Key Insights:
- The weak December 2025 US jobs report sent mixed signals across the financial sector after the data fell short of estimates made earlier by economists.
- The unemployment rate and nonfarm payrolls dropped below estimates, hence disappointing the market.
- According to the Bureau of Labor Statistics, the United States added approximately 49,000 jobs each month in 2025.
The Bureau of Labor Statistics released the US jobs report on Friday. It revealed a set of mixed signals about the current state of the labor market. Both the unemployment rate and nonfarm payrolls dropped below estimates, but Bitcoin price increased.
BTC price reacted to the news with a positive tone and recorded a 1% uptick over the last 24 hours. It reached an intraday high of $91,531. The rise may have reflected hopes that slower hiring could make the Fed hold interest rates steady.
At the same time, the crypto market’s U.S. spot Bitcoin ETFs saw outflows for a third day in a row on Thursday. During the streak, the total of 11 funds recorded nearly $1 billion, as per data from Farside investors.
December US Jobs Report Numbers Fall Short, Bitcoin Price Gains
U.S. nonfarm payrolls rose by just 50,000 in December, below the 60,000 that economists expected and less than November’s revised gain of 56,000. October’s job losses were also revised deeper than first reported.
According to the Bureau of Labor Statistics’ latest US jobs report, the United States added approximately 49,000 jobs each month in 2025. On the other hand, the unemployment rate slipped to 4.4%, beating forecasts and improving from November’s revised level. On the surface, that decline suggested parts of the labor market are finding their footing.
Last year, Fed Chair Jerome Powell stated that the Fed focuses on the unemployment rate when evaluating the job market. The recent drop makes it more likely that rates will stay steady.
At the time of writing, Bitcoin price traded 1% up over the last 24 hours to cross the $91,000 mark and reached an intraday high of $91,531.
U.S. Bitcoin ETFs See $1B Outflows Over Three Days
The 11 U.S.-listed spot Bitcoin ETFs have seen a combined net outflow of $1.128 billion over the past three days, according to Farside Investors. This recent streak has almost erased the $1.16 billion in net inflows recorded on January 1 and 5, 2026.

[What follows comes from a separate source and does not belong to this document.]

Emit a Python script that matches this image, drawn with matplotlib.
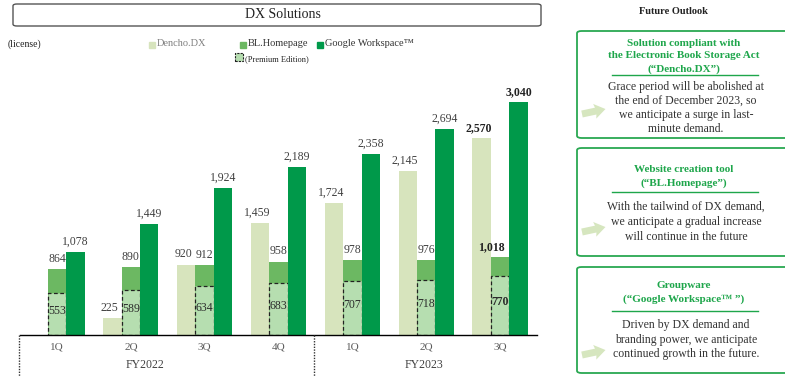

At the time of writing, the exchange-traded funds’ year-to-date inflows are nearly flat, with the early optimism witnessed on the first days of January slowly fading. The big inflows at the start of the year no longer signal a clear bullish trend.
However, despite recent outflows, the seven-day net flow remains positive at $240.7 million. This measure, which sums all inflows and outflows over the past week, shows that some capital is still entering Bitcoin ETFs.
The data suggests that while short-term sentiment has cooled, longer-term investor interest has not disappeared.
Ideally, the start-of-year rally pushed Bitcoin above $94,000, entering a range where many recent top buyers are concentrated. Their cost basis sits between $92,100 and $117,400, creating a zone of potential resistance, according to Glassnode’s Wednesday report.
This setup increases the risk of selling pressure. Investors in this range can exit without taking losses, making it harder for Bitcoin to sustain a strong upward move. Any attempt to kickstart a new bull phase may take time, as the market works through this overhead supply.